The problem of the correlation of cultural linguistic specificity and cultural linguistic universals in phraseology finds various, at times, mutually exclusive, solutions. Eventually, the solution to this problem is found in the course of the general approach to the issue of interrelation between language and culture, prioritization of diverse aspects of the given interaction. It is natural that, for instance, nihilistic view on the acknowledgment of systematic correlation between language and culture leads to complete negation of cultural linguistic specificity of phrasemes. On the other hand, the acceptance of global dominance of ethnic cultural specificity of phrasemes automatically neglects the existence of linguistic cultural universals.
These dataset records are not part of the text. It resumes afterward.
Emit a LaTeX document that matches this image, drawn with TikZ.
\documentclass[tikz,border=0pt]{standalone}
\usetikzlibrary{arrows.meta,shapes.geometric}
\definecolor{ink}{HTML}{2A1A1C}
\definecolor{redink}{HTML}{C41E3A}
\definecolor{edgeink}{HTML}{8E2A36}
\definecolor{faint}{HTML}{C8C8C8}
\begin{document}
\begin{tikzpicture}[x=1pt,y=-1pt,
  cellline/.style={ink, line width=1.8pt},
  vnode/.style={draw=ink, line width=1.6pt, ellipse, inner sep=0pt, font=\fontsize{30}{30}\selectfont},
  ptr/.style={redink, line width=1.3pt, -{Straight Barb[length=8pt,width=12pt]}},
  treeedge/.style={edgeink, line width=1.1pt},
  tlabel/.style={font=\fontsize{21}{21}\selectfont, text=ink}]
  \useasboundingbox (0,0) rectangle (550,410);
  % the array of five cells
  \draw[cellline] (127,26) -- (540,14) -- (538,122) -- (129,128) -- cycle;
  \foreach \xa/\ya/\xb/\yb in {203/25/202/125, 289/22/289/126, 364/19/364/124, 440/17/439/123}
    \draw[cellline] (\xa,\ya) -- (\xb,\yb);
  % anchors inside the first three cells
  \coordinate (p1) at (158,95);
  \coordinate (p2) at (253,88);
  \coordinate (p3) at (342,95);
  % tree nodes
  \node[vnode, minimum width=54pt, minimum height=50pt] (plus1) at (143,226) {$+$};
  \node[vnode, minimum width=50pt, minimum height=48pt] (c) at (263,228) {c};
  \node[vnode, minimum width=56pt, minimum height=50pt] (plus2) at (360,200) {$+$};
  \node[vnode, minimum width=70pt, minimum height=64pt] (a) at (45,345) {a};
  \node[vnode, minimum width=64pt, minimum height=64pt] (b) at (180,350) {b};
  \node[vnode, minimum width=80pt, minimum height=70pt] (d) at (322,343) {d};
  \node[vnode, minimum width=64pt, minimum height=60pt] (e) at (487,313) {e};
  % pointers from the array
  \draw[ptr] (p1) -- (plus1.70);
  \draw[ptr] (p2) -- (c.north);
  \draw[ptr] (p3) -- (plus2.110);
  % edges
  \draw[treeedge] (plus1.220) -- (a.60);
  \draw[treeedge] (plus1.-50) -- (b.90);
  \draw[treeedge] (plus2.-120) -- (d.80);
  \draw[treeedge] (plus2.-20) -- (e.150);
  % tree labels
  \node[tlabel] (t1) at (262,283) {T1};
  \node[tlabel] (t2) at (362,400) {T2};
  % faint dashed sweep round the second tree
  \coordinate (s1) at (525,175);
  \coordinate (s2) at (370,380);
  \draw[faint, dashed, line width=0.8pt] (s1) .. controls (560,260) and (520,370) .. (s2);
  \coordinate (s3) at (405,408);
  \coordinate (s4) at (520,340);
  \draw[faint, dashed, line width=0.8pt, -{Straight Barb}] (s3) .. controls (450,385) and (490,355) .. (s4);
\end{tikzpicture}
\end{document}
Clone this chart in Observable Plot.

To our understanding, linguistic cultural specificity and linguistic cultural universals are not mutually excluded. They coexist. Such interpretation is entirely conformed to B. Russel’s statement that our knowledge of the world and things (in this case the linguistic knowledge is meant) «consists of the knowledge of two types – when the things are known as certainties and as universals» [5, p. 74]. Universal and ethnic cultural constituent parts are in complementary relations with each other, respectively. Reflecting upon the world of universals, B. Russel notes that this world is «invariable, motionless, exact, admirable for mathematicians, logicians, creators of metaphysical systems and those, who do like perfection more than life» [5, p. 68].

The formation of universals in phraseology is a developing process. It is closely connected with further growth of culture, industry, economy, and other walks of human life. As a result of development in society, some phraseological universals may vanish from language; others appear in a new form.

The presence of linguistic cultural universals is caused by universal nature of our thinking, general progressive development of human culture and civilization, the universality of being and cognition and their universal rules and categories, respectively. As of linguistic cultural specificity, it is the result of a peculiar linguistic coding of objects of the outside world.